Single by the Cranberries

from the album To the Faithful Departed
- B-side: "Forever Yellow Skies"
- Released: 1 May 1997
- Recorded: November and December 1995
- Genre: Alternative rock
- Length: 5:09
- Label: Island
- Songwriter(s): Dolores O'Riordan
- Producer(s): Bruce Fairbairn; The Cranberries;

The Cranberries singles chronology
| "When You're Gone" (1996) | "Hollywood" (1997) | "Promises" (1999) |

= Hollywood (The Cranberries song) =

1997 single by the Cranberries

"Hollywood" is a rock song by Irish band the Cranberries.

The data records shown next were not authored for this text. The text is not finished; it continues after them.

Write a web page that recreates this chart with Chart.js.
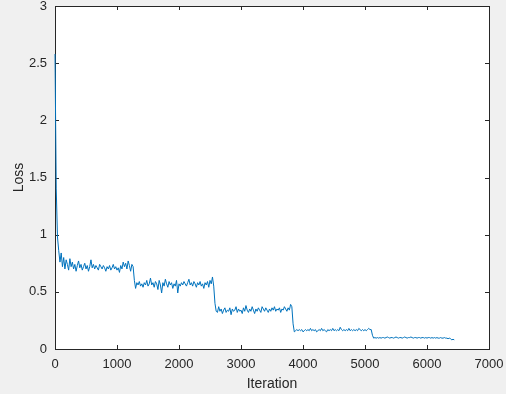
<!DOCTYPE html>
<html>
<head>
<meta charset="utf-8">
<script src="https://cdn.jsdelivr.net/npm/chart.js@4"></script>
<style>
  html, body { margin: 0; padding: 0; background: #f0f0f0; }
  canvas { display: block; }
</style>
</head>
<body>
<canvas id="lossChart" width="506" height="394"></canvas>
<script>
const iterStep = 20;
const lossStage1 = [
  2.58,1.40,0.98,0.86,0.76,0.84,0.72,0.80,0.70,0.78,
  0.74,0.69,0.79,0.72,0.76,0.70,0.74,0.68,0.73,0.77,
  0.71,0.74,0.69,0.72,0.75,0.70,0.73,0.68,0.72,0.78,
  0.71,0.74,0.70,0.73,0.71,0.69,0.74,0.72,0.70,0.73,
  0.71,0.68,0.72,0.70,0.73,0.69,0.71,0.74,0.70,0.72,
  0.69,0.71,0.67,0.73,0.70,0.76,0.72,0.75,0.70,0.77,
  0.73,0.68,0.74,0.72
];
const lossStage2 = [
  0.60,0.53,0.58,0.56,0.59,0.55,0.57,0.54,0.58,0.56,
  0.60,0.55,0.57,0.62,0.56,0.58,0.54,0.59,0.57,0.52,
  0.60,0.56,0.49,0.58,0.55,0.61,0.57,0.54,0.59,0.56,
  0.58,0.53,0.57,0.55,0.60,0.49,0.57,0.55,0.58,0.56,
  0.59,0.57,0.55,0.58,0.61,0.56,0.58,0.55,0.59,0.57,
  0.54,0.58,0.56,0.59,0.55,0.57,0.53,0.58,0.56,0.59,
  0.54,0.60,0.57,0.63
];
const lossStage3 = [
  0.55,0.40,0.33,0.32,0.37,0.33,0.35,0.31,0.34,0.36,
  0.32,0.34,0.33,0.36,0.30,0.35,0.33,0.34,0.37,0.32,
  0.35,0.33,0.34,0.31,0.36,0.33,0.38,0.34,0.32,0.35,
  0.33,0.37,0.34,0.31,0.35,0.33,0.36,0.34,0.32,0.37,
  0.35,0.33,0.36,0.34,0.32,0.35,0.33,0.36,0.34,0.37,
  0.33,0.35,0.34,0.36,0.32,0.35,0.34,0.37,0.35,0.33,
  0.36,0.34,0.39,0.37
];
const lossStage4 = [
  0.22,0.15,0.16,0.17,0.16,0.17,0.16,0.17,0.15,0.16,
  0.17,0.16,0.17,0.16,0.18,0.16,0.17,0.16,0.17,0.15,
  0.16,0.17,0.16,0.18,0.16,0.17,0.16,0.15,0.17,0.16,
  0.17,0.16,0.18,0.16,0.17,0.16,0.17,0.16,0.19,0.17,
  0.16,0.17,0.16,0.17,0.16,0.18,0.16,0.17,0.16,0.17,
  0.16,0.17,0.16,0.18,0.17,0.16,0.17,0.16,0.17,0.16,
  0.17,0.18,0.17,0.17
];
const lossStage5 = [
  0.12,0.095,0.10,0.095,0.10,0.095,0.10,0.095,0.10,0.10,
  0.095,0.10,0.105,0.10,0.095,0.10,0.10,0.095,0.10,0.105,
  0.10,0.095,0.10,0.10,0.095,0.10,0.105,0.10,0.095,0.10,
  0.10,0.105,0.10,0.095,0.10,0.10,0.095,0.10,0.10,0.095,
  0.10,0.10,0.095,0.10,0.095,0.10,0.10,0.095,0.10,0.095,
  0.10,0.095,0.10,0.095,0.095,0.10,0.095,0.095,0.10,0.095,
  0.095,0.09,0.095,0.09,0.08,0.085,0.08
];
const xTicks = [0, 1000, 2000, 3000, 4000, 5000, 6000, 7000];
const yTicks = [0, 0.5, 1, 1.5, 2, 2.5, 3];

const loss = [].concat(lossStage1, lossStage2, lossStage3, lossStage4, lossStage5);
const points = loss.map((v, i) => ({ x: i * iterStep, y: v }));

const axisColor = '#262626';
const fontFamily = '"Liberation Sans", Arial, sans-serif';

// MATLAB-like box with inward ticks on all four sides, drawn under the line
const boxPlugin = {
  id: 'matlabBox',
  beforeDatasetsDraw(chart) {
    const { ctx, chartArea: a, scales } = chart;
    const len = 4;
    ctx.save();
    ctx.fillStyle = '#ffffff';
    ctx.fillRect(a.left, a.top, a.right - a.left, a.bottom - a.top);
    ctx.strokeStyle = axisColor;
    ctx.lineWidth = 1;
    ctx.beginPath();
    xTicks.forEach(t => {
      const px = Math.round(scales.x.getPixelForValue(t)) + 0.5;
      ctx.moveTo(px, a.bottom); ctx.lineTo(px, a.bottom - len);
      ctx.moveTo(px, a.top); ctx.lineTo(px, a.top + len);
    });
    yTicks.forEach(t => {
      const py = Math.round(scales.y.getPixelForValue(t)) + 0.5;
      ctx.moveTo(a.left, py); ctx.lineTo(a.left + len, py);
      ctx.moveTo(a.right, py); ctx.lineTo(a.right - len, py);
    });
    ctx.stroke();
    ctx.strokeRect(Math.round(a.left) + 0.5, Math.round(a.top) + 0.5,
      Math.round(a.right - a.left), Math.round(a.bottom - a.top));
    ctx.restore();
  }
};

new Chart(document.getElementById('lossChart'), {
  type: 'line',
  data: {
    datasets: [{
      data: points,
      borderColor: '#0072BD',
      borderWidth: 1,
      pointRadius: 0,
      tension: 0,
      fill: false,
      clip: 2
    }]
  },
  options: {
    responsive: false,
    animation: false,
    layout: { padding: { left: 0, right: 17, top: 6, bottom: 0 } },
    plugins: { legend: { display: false }, tooltip: { enabled: false } },
    scales: {
      x: {
        type: 'linear',
        min: 0,
        max: 7000,
        afterFit: s => { s.height = 45; s.paddingLeft = 0; s.paddingRight = 0; },
        afterBuildTicks: s => { s.ticks = xTicks.map(v => ({ value: v })); },
        grid: { display: false, drawTicks: false, tickLength: 0 },
        border: { display: false },
        ticks: {
          color: axisColor,
          font: { family: fontFamily, size: 13 },
          padding: 8,
          maxRotation: 0,
          callback: v => String(v)
        },
        title: {
          display: true,
          text: 'Iteration',
          color: axisColor,
          font: { family: fontFamily, size: 14 },
          padding: { top: 2, bottom: 1 }
        }
      },
      y: {
        type: 'linear',
        min: 0,
        max: 3,
        afterFit: s => { s.width = 55; s.paddingTop = 0; s.paddingBottom = 0; },
        afterBuildTicks: s => { s.ticks = yTicks.map(v => ({ value: v })); },
        grid: { display: false, drawTicks: false, tickLength: 0 },
        border: { display: false },
        ticks: {
          color: axisColor,
          font: { family: fontFamily, size: 13 },
          padding: 8,
          callback: v => String(v)
        },
        title: {
          display: true,
          text: 'Loss',
          color: axisColor,
          font: { family: fontFamily, size: 14 },
          padding: { top: 11, bottom: 4 }
        }
      }
    }
  },
  plugins: [boxPlugin]
});
</script>
</body>
</html>
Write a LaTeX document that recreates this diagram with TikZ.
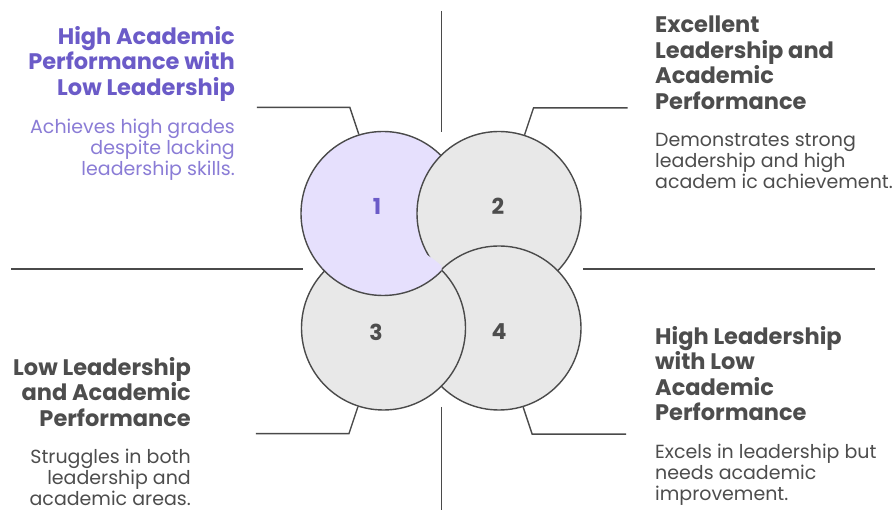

It is the fourth single from the band's third album, entitled To the Faithful Departed. Plans to record a video clip were abandoned after the band cancelled the remainder of their Free to Decide World Tour and other promotional activities due to lead singer Dolores O'Riordan's health problems. The worldwide release of a commercial CD single was cancelled as well, except in France.

==Track listings==
2-track CD single (France)
1. "Hollywood" – 5:06
2. "Forever Yellow Skies" (Live in Toronto, 29 August 1996) – 3:28

4-track CD single (France)
1. "Hollywood" – 5:06
2. "Forever Yellow Skies" (Live in Toronto, 29 August 1996) – 3:28
3. "Dreams" (Live in Toronto, 29 August 1996) – 4:20
4. "Waltzing Back" (Live in Toronto, 29 August 1996) – 4:59

==Cover==
In 2020, it was covered by doom metal band Thou and indie rock singer Emma Ruth Rundle for their collaborative EP The Helm of Sorrow.